Antes: Auch alte Menschen müssen einkaufen und fahren mit den öffentlichen Verkehrsmitteln. Ich habe kürzlich von einem Supermarkt erfahren, der jeden Tag zwei Stunden für Menschen über 60 öffnet. Das kann helfen, das Infektionsrisiko zu senken, ist aber kein sicherer Schutz. Auch dort kann sich der Kunde infizieren. Es wird kaum möglich sein, sie langfristig sicher vor einer Infektion zu schützen, während das Virus in der breiten Bevölkerung grassiert. Außerdem wissen wir noch gar nicht genau, wer alles zur Risikogruppe zählt.

SPIEGEL: Wie kann es dann weitergehen?

Antes: Wir sollten keine voreiligen Schlüsse ziehen. In den kommenden Wochen geht es darum, mehr Informationen über das Virus zu sammeln und zu bewerten, ob die aktuellen Maßnahmen greifen. Im Moment erlebe ich die Gesellschaft als sehr diszipliniert. Es wird Abstand gehalten und aufeinander geachtet. Bleibt die Frage, ob das nur der erste Schock ist oder die Motivation sogar noch steigt, wenn die Menschen merken, dass die Maßnahmen wirken.
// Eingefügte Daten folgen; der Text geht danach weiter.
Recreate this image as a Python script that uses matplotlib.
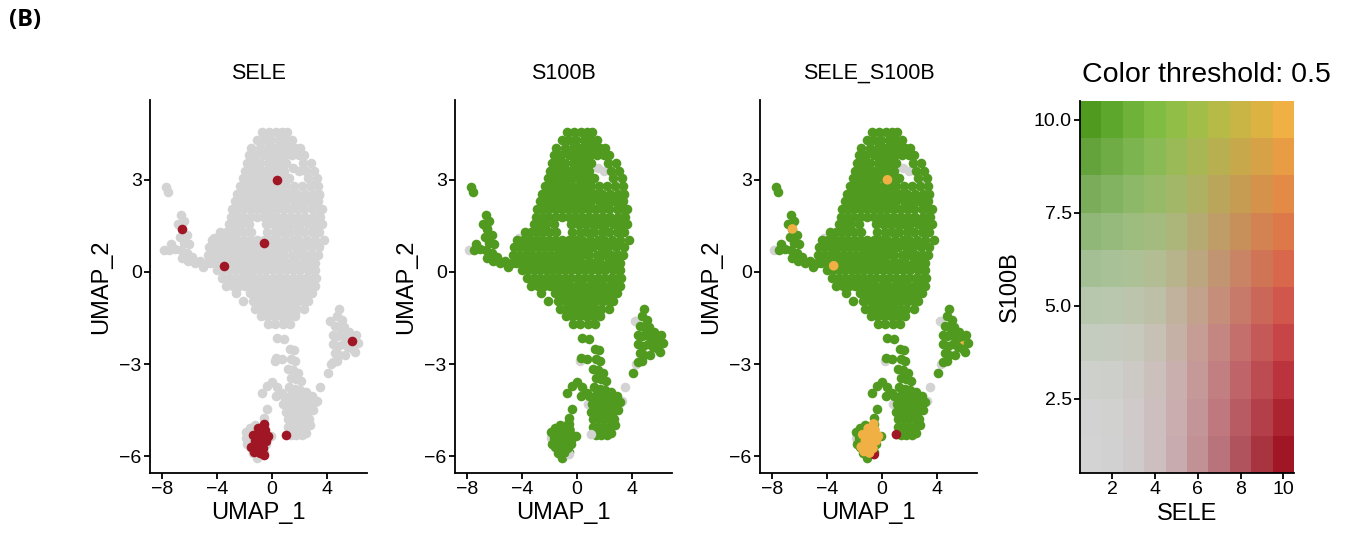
import numpy as np
import matplotlib
matplotlib.use("Agg")
import matplotlib.pyplot as plt

plt.rcParams["font.family"] = ["Liberation Sans", "DejaVu Sans"]

# ---- data (UMAP coordinates) ----
# main body, row by row: (UMAP_2, [UMAP_1 ...])
body_rows = [
    (4.55, [-0.7, -0.2, 0.3, 0.75, 1.1]),
    (4.30, [-1.1, -0.55, -0.05, 0.5, 1.0, 1.45]),
    (4.05, [-1.5, -0.85, -0.3, 0.25, 0.75, 1.25, 1.7, 2.05]),
    (3.80, [-1.7, -1.15, -0.6, -0.05, 0.45, 0.95, 1.45, 1.95, 2.35]),
    (3.55, [-1.8, -1.35, -0.85, -0.3, 0.2, 0.7, 1.05, 2.25, 2.85]),
    (3.30, [-1.95, -1.5, -1.05, -0.55, -0.05, 0.45, 0.9, 2.45, 3.05]),
    (3.05, [-2.1, -1.65, -1.2, -0.75, -0.25, 0.25, 0.75, 1.25, 2.6, 3.25]),
    (2.80, [-2.3, -1.85, -1.4, -0.95, -0.45, 0.05, 0.5, 1.0, 1.6, 2.15, 2.75, 3.35]),
    (2.55, [-2.5, -2.05, -1.6, -1.15, -0.7, -0.2, 0.3, 0.8, 1.3, 1.85, 2.4, 2.95, 3.45]),
    (2.30, [-2.7, -2.25, -1.8, -1.35, -0.9, -0.45, 0.05, 0.55, 1.05, 1.6, 2.1, 2.65, 3.15, 3.35]),
    (2.05, [-2.9, -2.45, -2.0, -1.55, -1.1, -0.65, -0.2, 0.3, 0.8, 1.3, 1.85, 2.35, 2.9, 3.35, 3.6]),
    (1.80, [-3.0, -2.55, -2.1, -1.6, -1.1, -0.6, -0.1, 0.4, 0.9, 1.4, 1.9, 2.4, 2.95, 3.5]),
    (1.55, [-3.15, -2.7, -2.25, -1.7, -0.45, 0.05, 0.6, 1.1, 1.55, 2.05, 2.6, 3.15, 3.65]),
    (1.30, [-3.8, -3.35, -2.9, -2.45, -2.0, -1.5, -0.35, 0.2, 0.7, 1.25, 1.8, 2.35, 2.9, 3.45]),
    (1.05, [-4.35, -3.9, -3.45, -2.95, -2.5, -2.05, -1.6, -1.1, -0.6, -0.1, 0.4, 0.95, 1.5, 2.0, 2.55, 3.1, 3.75]),
    (0.80, [-4.55, -4.1, -3.65, -3.2, -2.75, -2.3, -1.85, -1.35, -0.85, -0.35, 0.15, 0.65, 1.2, 1.75, 2.25, 2.8, 3.45]),
    (0.55, [-4.65, -4.2, -3.75, -3.3, -2.85, -2.4, -1.95, -1.5, -1.05, -0.6, -0.1, 0.4, 0.9, 1.45, 1.95, 2.5, 3.0, 3.35]),
    (0.30, [-4.4, -3.95, -3.5, -3.05, -2.6, -2.15, -1.7, -1.25, -0.8, -0.3, 0.2, 0.7, 1.2, 1.7, 2.25, 2.75, 3.15]),
    (0.05, [-4.0, -3.55, -3.1, -2.65, -2.2, -1.75, -1.3, -0.85, -0.4, 0.1, 0.6, 1.05, 1.55, 2.05, 2.6, 3.1]),
    (-0.20, [-3.6, -3.15, -2.7, -2.25, -1.8, -1.35, -0.9, -0.45, 0.05, 0.5, 1.0, 1.5, 2.0, 2.5, 2.95, 3.2]),
    (-0.45, [-3.3, -2.85, -2.4, -1.95, -1.5, -1.05, -0.6, -0.1, 0.35, 0.85, 1.3, 1.8, 2.3, 2.75, 3.1]),
    (-0.70, [-2.6, -1.6, -1.15, -0.7, -0.25, 0.25, 0.7, 1.15, 1.65, 2.1, 2.55, 2.9]),
    (-0.95, [-2.1, -1.35, -0.9, -0.45, 0.0, 0.5, 0.95, 1.4, 1.9, 2.35, 2.6]),
    (-1.20, [-1.2, -0.7, -0.2, 0.3, 0.75, 1.25, 1.75, 2.3]),
    (-1.45, [-0.8, -0.35, 0.15, 0.65, 1.15, 1.7]),
    (-1.70, [-0.3, 0.25, 0.8, 1.3]),
]

left_cluster = [
    (-7.7, 2.75), (-7.55, 2.6), (-6.6, 1.85), (-6.4, 1.65), (-6.8, 1.55),
    (-6.5, 1.4), (-6.2, 1.2), (-6.7, 1.15), (-6.4, 0.95), (-7.3, 0.9),
    (-7.5, 0.7), (-7.0, 0.75), (-6.0, 0.9), (-6.6, 0.7), (-6.2, 0.6),
    (-5.8, 0.5), (-6.5, 0.45), (-6.1, 0.35), (-5.6, 0.3), (-5.2, 0.35),
    (-5.0, 0.15), (-4.7, 0.3),
]

right_cluster = [
    (4.85, -1.2), (4.75, -1.45), (5.05, -1.55), (4.6, -1.75), (4.9, -1.8),
    (5.25, -1.8), (5.6, -1.95), (4.4, -2.05), (4.75, -2.1), (5.1, -2.05),
    (5.45, -2.15), (5.8, -2.1), (6.1, -2.05), (6.25, -2.3), (4.45, -2.35),
    (4.8, -2.4), (5.15, -2.35), (5.5, -2.45), (5.85, -2.5), (6.05, -2.6),
    (4.55, -2.65), (4.9, -2.7), (5.3, -2.7), (4.4, -2.95), (4.7, -2.9),
    (4.05, -3.3),
]

lower_cluster = [
    (0.4, -2.15), (0.85, -2.2), (0.3, -2.8), (0.75, -2.85),
    (1.3, -2.5), (1.6, -2.55), (1.35, -2.85), (1.7, -2.9), (1.2, -3.15),
    (1.55, -3.2), (1.9, -3.3), (1.35, -3.45), (1.75, -3.5), (2.1, -3.55),
    (1.25, -3.75), (1.65, -3.8), (2.05, -3.85), (2.45, -3.9),
    (-0.7, -3.95), (-0.35, -3.7), (0.0, -3.6), (0.35, -3.75), (0.7, -3.95),
    (0.3, -4.05), (-0.35, -4.45), (-0.6, -4.75),
    (0.9, -4.05), (1.3, -4.05), (1.7, -4.05), (2.1, -4.05), (2.5, -4.05), (2.9, -4.05),
    (1.1, -4.3), (1.5, -4.3), (1.9, -4.3), (2.3, -4.3), (2.7, -4.3), (3.1, -4.25),
    (1.0, -4.55), (1.4, -4.55), (1.8, -4.55), (2.2, -4.55), (2.6, -4.55), (2.95, -4.5),
    (1.15, -4.8), (1.55, -4.8), (1.95, -4.8), (2.35, -4.8), (2.7, -4.8),
    (1.2, -5.05), (1.6, -5.05), (2.0, -5.05), (2.4, -5.05), (2.75, -5.0),
    (1.35, -5.3), (1.75, -5.3), (2.15, -5.3), (2.5, -5.25),
]

bottom_left_cluster = [
    (-1.6, -5.1), (-1.2, -5.0), (-0.6, -4.95), (-1.7, -5.4), (-1.3, -5.3),
    (-0.9, -5.25), (-0.5, -5.3), (-0.1, -5.35), (-1.6, -5.7), (-1.2, -5.6),
    (-0.8, -5.55), (-0.4, -5.6), (-1.4, -5.9), (-1.0, -5.85), (-0.6, -5.85),
    (-1.1, -6.05), (-1.85, -5.2), (-1.8, -5.6),
]

# cells without S100B (grey in the S100B and blend panels)
s100b_neg = [
    (3.5, -3.75), (3.3, -4.2), (-4.2, 1.1), (1.5, 3.4), (3.15, 2.85),
    (3.4, 2.5), (4.2, -1.6), (4.3, -3.0), (1.7, -1.35), (0.2, -2.9),
    (0.8, -4.3), (-1.9, -5.4), (-7.8, 0.7), (-4.4, 0.85), (2.0, 3.3),
    (5.9, -2.45),
]

# SELE expressing cells: (UMAP_1, UMAP_2, also S100B+, drawn on top in blend)
sele_cells = [
    (0.4, 3.0, True, True), (-6.5, 1.4, True, True), (-0.6, 0.95, True, False),
    (-3.5, 0.2, True, True), (5.8, -2.25, True, False), (1.05, -5.3, False, True),
    (-0.55, -5.95, False, True),
    (-0.6, -4.95, True, True), (-1.0, -5.1, True, True), (-1.4, -5.3, True, True),
    (-0.7, -5.3, True, True), (-0.25, -5.35, True, True), (-1.2, -5.5, True, True),
    (-0.8, -5.5, True, True), (-0.4, -5.5, True, True), (-1.5, -5.7, True, True),
    (-1.0, -5.7, True, True), (-0.65, -5.75, True, True), (-1.3, -5.85, True, True),
    (-0.9, -5.9, True, True), (-0.5, -5.15, True, True), (-1.1, -5.3, True, True),
]

grid_n = 10
col_threshold = 0.5
neg_color = (211, 211, 211)
sele_color = (160, 22, 36)
s100b_color = (80, 154, 32)


def blend_color(i, j, n, thr, c0, c1, c2):
    # Seurat BlendMatrix colour rule
    sig = lambda v: 1.0 / (1.0 + np.exp(-v))
    c0, c1, c2 = [np.array(c, dtype=float) for c in (c0, c1, c2)]
    cmin = sig(5 * (1.0 / n - thr))
    cmax = sig(5 * (1.0 - thr))
    w1 = (sig(5 * (i / n - thr)) - cmin) / (cmax - cmin)
    w2 = (sig(5 * (j / n - thr)) - cmin) / (cmax - cmin)
    w0 = (sig(5 * ((i + j) / (2.0 * n) - thr)) - cmin) / (cmax - cmin)
    out = ((c1 - c0) * w1 * (i - 1) / (n - 1) + (c2 - c0) * w2 * (j - 1) / (n - 1)
           + (i - 1) * (j - 1) * w0 * c0 / (n - 1) ** 2 + c0)
    return np.clip(out, 0, 255) / 255.0


blend = np.zeros((grid_n, grid_n, 3))
for jj in range(1, grid_n + 1):
    for ii in range(1, grid_n + 1):
        blend[jj - 1, ii - 1] = blend_color(ii, jj, grid_n, col_threshold,
                                            neg_color, sele_color, s100b_color)

c_grey = blend[0, 0]
c_red = blend[0, grid_n - 1]
c_green = blend[grid_n - 1, 0]
c_orange = blend[grid_n - 1, grid_n - 1]

# collect all cells
pos_cells = []
for yy, xs in body_rows:
    for xx in xs:
        pos_cells.append((xx, yy))
pos_cells += left_cluster + right_cluster + lower_cluster + bottom_left_cluster
pos_cells = np.array(pos_cells)
neg_cells = np.array(s100b_neg)
sele = np.array([(c[0], c[1]) for c in sele_cells])
sele_both = np.array([c[2] for c in sele_cells])
sele_front = np.array([c[3] for c in sele_cells])

W, H = 1351, 538
fig = plt.figure(figsize=(W / 100, H / 100), dpi=100)

def px_axes(l, t, r, b):
    return fig.add_axes([l / W, 1 - b / H, (r - l) / W, (b - t) / H])

dot = 48
xlim = (-8.85, 6.9)
ylim = (-6.55, 5.6)

def style(ax, title):
    ax.set_xlim(*xlim)
    ax.set_ylim(*ylim)
    for s in ("top", "right"):
        ax.spines[s].set_visible(False)
    for s in ("left", "bottom"):
        ax.spines[s].set_linewidth(1.3)
    ax.set_xticks([-8, -4, 0, 4])
    ax.set_yticks([-6, -3, 0, 3])
    ax.tick_params(length=4, width=1.3, labelsize=14, colors="black", pad=2)
    ax.set_xlabel("UMAP_1", fontsize=17, labelpad=3)
    ax.set_ylabel("UMAP_2", fontsize=17, labelpad=5)
    ax.set_title(title, fontsize=15.5, pad=15)

panels = [(150, 367), (455, 672), (760, 977)]

# SELE
ax1 = px_axes(panels[0][0], 100, panels[0][1], 473)
ax1.scatter(neg_cells[:, 0], neg_cells[:, 1], s=dot, c=[c_grey], linewidths=0)
ax1.scatter(pos_cells[:, 0], pos_cells[:, 1], s=dot, c=[c_grey], linewidths=0)
ax1.scatter(sele[:, 0], sele[:, 1], s=dot, c=[c_red], linewidths=0)
style(ax1, "SELE")

# S100B
ax2 = px_axes(panels[1][0], 100, panels[1][1], 473)
ax2.scatter(neg_cells[:, 0], neg_cells[:, 1], s=dot, c=[c_grey], linewidths=0)
ax2.scatter(pos_cells[:, 0], pos_cells[:, 1], s=dot, c=[c_green], linewidths=0)
ax2.scatter(sele[:, 0], sele[:, 1], s=dot, c=[c_green if b else c_grey for b in sele_both], linewidths=0)
style(ax2, "S100B")

# blend
ax3 = px_axes(panels[2][0], 100, panels[2][1], 473)
blend_cols = [c_orange if b else c_red for b in sele_both]
ax3.scatter(neg_cells[:, 0], neg_cells[:, 1], s=dot, c=[c_grey], linewidths=0)
back = ~sele_front
ax3.scatter(sele[back, 0], sele[back, 1], s=dot,
            c=[blend_cols[k] for k in np.where(back)[0]], linewidths=0)
ax3.scatter(pos_cells[:, 0], pos_cells[:, 1], s=dot, c=[c_green], linewidths=0)
ax3.scatter(sele[sele_front, 0], sele[sele_front, 1], s=dot,
            c=[blend_cols[k] for k in np.where(sele_front)[0]], linewidths=0)
style(ax3, "SELE_S100B")

# colour legend
ax4 = px_axes(1080, 101, 1294, 473)
ax4.imshow(blend, origin="lower", extent=(0.5, grid_n + 0.5, 0.5, grid_n + 0.5),
           aspect="auto", interpolation="nearest")
ax4.set_xlim(0.5, grid_n + 0.5)
ax4.set_ylim(0.5, grid_n + 0.5)
for s in ("top", "right"):
    ax4.spines[s].set_visible(False)
for s in ("left", "bottom"):
    ax4.spines[s].set_linewidth(1.3)
ax4.set_xticks([2, 4, 6, 8, 10])
ax4.set_yticks([2.5, 5.0, 7.5, 10.0])
ax4.set_yticklabels(["2.5", "5.0", "7.5", "10.0"])
ax4.tick_params(length=4, width=1.3, labelsize=14, colors="black", pad=2)
ax4.set_xlabel("SELE", fontsize=17, labelpad=3)
ax4.set_ylabel("S100B", fontsize=17, labelpad=9)
fig.text(1206 / W, 1 - 75 / H, "Color threshold: 0.5", fontsize=20.5,
         ha="center", va="center")

fig.text(9 / W, 1 - 20 / H, "(B)", fontsize=17, fontweight="bold",
         family=["Open Sans", "DejaVu Sans"], ha="left", va="center")

fig.savefig("out.png", dpi=100, facecolor="white")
Sollte das der Fall sein, könnte man wieder etwas liberalisieren und auch mehr Geschäfte öffnen, um die wirtschaftlichen Schäden zu verringern.

"Es geht darum, Risiken und Chancen aller Optionen abzuwägen."

SPIEGEL: Sollte die Gesundheit hier nicht vor wirtschaftlichen Interessen stehen?

Antes: Natürlich, nur kann man das so isoliert nicht betrachten. Es geht darum, Risiken und Chancen aller Optionen abzuwägen. Von den aktuellen Schutzmaßnahmen sind deutlich mehr Menschen betroffen als direkt vom Coronavirus bedroht. Riskieren wir eine dauerhafte Rezession, bedeutet das den wirtschaftlichen und persönlichen Schaden oder sogar Ruin für Millionen Menschen. Das kann ebenfalls schwere gesundheitliche Folgen haben. Dazu kommen schwere soziale Schäden, wie etwa häusliche Gewalt und Vereinsamung, ebenfalls mit gesundheitlichen Auswirkungen.

Es klingt hart, aber wir werden in Kauf nehmen müssen, dass am oder mit dem Coronavirus Menschen sterben. Die entscheidende Frage ist, werden es 20.000 oder 30.000 sein, wie in einer heftigen Grippesaison, oder eher 100.000 oder mehr, wie es durch die Medien geht, und welche gesundheitlichen Konsequenzen hätte im Gegenzug ein langfristiger Shutdown? Finden wir in den nächsten Wochen und Monaten Antworten auf diese Fragen, wäre das Grund für ein bisschen Optimismus.